Listing:
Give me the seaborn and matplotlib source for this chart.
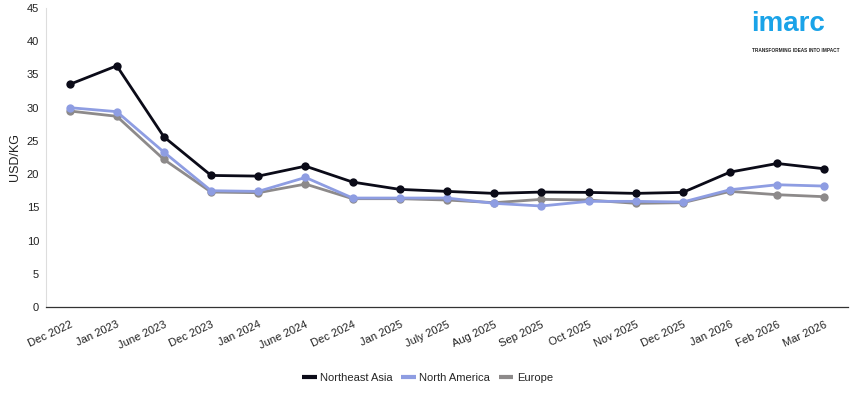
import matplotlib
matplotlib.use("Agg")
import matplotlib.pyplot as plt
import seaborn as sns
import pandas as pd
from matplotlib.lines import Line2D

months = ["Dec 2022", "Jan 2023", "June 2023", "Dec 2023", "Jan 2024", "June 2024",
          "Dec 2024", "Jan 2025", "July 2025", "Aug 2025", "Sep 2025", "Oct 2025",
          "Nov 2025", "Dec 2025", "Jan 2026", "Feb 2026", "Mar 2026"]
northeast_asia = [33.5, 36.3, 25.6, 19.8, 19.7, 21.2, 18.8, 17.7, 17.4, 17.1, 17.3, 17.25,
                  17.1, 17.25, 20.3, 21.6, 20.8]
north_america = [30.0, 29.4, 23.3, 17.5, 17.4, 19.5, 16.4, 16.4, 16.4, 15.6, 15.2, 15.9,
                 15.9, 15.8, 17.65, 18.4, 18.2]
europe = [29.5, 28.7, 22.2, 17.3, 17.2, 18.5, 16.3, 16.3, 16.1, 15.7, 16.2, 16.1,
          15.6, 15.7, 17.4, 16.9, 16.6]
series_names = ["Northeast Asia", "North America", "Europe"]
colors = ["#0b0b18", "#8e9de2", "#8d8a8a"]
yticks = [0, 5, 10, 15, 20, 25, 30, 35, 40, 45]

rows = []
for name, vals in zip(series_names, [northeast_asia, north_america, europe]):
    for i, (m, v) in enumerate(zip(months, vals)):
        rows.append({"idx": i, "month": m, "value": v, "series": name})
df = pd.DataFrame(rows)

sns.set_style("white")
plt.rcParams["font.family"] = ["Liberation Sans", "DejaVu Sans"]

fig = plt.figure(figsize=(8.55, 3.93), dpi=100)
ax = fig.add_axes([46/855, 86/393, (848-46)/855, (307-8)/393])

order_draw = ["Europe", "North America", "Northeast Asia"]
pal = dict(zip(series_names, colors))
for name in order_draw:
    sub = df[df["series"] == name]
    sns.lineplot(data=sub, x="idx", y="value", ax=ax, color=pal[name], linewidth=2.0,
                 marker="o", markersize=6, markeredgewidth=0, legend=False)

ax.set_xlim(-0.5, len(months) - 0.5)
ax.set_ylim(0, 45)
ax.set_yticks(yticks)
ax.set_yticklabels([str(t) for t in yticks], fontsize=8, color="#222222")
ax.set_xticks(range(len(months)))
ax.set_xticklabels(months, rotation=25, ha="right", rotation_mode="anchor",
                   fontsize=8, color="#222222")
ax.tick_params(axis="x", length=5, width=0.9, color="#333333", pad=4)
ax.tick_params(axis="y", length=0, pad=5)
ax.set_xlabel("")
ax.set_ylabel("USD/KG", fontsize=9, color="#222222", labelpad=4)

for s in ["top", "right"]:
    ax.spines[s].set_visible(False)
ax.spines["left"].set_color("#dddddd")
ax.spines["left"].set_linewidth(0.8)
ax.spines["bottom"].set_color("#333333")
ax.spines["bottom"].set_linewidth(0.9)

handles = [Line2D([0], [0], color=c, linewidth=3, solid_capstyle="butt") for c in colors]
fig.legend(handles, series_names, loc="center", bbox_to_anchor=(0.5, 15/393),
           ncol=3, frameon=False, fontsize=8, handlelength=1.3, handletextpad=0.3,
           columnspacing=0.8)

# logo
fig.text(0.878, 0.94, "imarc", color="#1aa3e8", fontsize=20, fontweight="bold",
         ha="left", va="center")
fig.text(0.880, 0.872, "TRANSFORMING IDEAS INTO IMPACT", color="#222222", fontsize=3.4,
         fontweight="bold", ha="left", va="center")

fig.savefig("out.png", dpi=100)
==
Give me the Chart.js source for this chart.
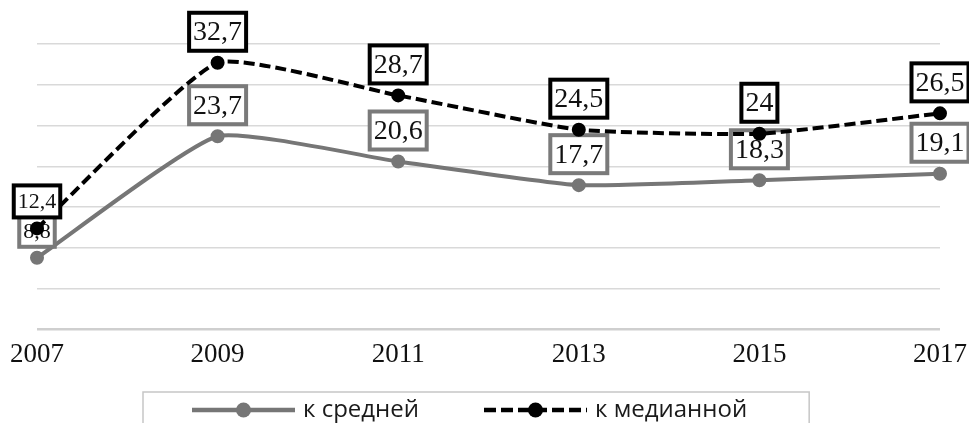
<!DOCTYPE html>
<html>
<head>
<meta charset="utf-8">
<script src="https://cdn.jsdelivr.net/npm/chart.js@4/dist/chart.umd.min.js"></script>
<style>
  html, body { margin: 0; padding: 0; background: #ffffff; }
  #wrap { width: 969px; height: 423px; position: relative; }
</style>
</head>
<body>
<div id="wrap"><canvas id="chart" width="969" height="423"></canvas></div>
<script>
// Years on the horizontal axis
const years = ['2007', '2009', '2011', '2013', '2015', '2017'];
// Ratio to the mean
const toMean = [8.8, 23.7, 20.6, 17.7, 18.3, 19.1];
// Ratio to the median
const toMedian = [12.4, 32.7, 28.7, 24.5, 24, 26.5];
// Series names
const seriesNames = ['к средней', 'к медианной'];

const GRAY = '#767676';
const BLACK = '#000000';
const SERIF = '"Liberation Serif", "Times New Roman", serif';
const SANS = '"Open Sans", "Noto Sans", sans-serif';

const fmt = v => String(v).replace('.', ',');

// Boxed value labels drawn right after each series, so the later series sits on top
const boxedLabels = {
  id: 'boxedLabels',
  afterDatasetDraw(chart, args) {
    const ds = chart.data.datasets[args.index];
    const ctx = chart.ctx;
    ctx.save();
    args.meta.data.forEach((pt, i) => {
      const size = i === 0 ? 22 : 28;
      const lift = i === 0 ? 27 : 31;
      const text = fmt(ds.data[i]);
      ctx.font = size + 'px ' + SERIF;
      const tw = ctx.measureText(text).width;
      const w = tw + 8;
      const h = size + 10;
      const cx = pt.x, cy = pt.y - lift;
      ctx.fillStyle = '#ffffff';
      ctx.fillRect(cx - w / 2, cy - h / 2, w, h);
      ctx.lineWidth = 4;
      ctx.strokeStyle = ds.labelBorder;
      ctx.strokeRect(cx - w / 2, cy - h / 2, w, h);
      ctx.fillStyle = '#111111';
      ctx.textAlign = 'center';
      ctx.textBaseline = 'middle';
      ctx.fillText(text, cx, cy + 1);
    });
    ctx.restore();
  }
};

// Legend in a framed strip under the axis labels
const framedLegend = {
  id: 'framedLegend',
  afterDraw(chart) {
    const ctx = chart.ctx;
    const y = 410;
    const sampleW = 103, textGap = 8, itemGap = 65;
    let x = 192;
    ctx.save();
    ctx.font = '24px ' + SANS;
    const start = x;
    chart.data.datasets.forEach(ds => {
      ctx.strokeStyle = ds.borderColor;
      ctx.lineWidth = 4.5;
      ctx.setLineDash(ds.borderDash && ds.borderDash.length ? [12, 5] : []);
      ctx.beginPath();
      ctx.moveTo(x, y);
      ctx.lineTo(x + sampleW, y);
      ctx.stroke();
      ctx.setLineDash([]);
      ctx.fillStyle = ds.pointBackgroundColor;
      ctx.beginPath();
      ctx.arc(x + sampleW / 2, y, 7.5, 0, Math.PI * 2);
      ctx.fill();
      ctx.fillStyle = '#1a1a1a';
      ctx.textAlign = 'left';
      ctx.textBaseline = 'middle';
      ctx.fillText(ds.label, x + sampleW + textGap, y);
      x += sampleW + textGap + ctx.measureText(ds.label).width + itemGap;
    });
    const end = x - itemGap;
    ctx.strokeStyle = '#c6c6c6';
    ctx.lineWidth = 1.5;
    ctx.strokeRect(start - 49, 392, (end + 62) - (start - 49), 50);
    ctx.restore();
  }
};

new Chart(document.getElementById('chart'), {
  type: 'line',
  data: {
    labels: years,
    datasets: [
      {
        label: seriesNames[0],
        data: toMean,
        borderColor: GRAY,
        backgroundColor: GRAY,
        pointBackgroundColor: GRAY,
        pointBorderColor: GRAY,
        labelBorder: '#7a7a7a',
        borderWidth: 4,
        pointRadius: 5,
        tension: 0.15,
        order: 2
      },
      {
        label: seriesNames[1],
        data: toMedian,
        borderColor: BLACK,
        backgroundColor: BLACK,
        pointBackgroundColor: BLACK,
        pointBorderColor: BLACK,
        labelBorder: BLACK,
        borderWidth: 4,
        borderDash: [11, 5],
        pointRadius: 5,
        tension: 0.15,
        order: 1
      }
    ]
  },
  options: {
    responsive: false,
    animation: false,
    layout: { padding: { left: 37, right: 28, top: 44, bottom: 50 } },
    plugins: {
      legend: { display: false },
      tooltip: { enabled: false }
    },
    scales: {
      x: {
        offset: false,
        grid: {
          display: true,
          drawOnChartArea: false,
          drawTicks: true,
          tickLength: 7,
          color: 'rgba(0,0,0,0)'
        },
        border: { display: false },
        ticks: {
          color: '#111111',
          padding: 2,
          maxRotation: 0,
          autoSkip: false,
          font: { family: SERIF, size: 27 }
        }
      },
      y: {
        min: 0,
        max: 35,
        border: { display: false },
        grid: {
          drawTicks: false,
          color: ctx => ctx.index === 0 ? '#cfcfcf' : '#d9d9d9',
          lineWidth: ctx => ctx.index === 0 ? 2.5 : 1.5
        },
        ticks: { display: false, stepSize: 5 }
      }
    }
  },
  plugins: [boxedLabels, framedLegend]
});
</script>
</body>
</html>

Task description: Only the lines from the one with "Give me the seaborn" down to the one with "from matplotlib.lines import Line2D" belong in your copy, both ends included; write them out exactly and skip any pictures.

Solution:
Give me the seaborn and matplotlib source for this chart.
import matplotlib
matplotlib.use("Agg")
import matplotlib.pyplot as plt
import seaborn as sns
import pandas as pd
from matplotlib.lines import Line2D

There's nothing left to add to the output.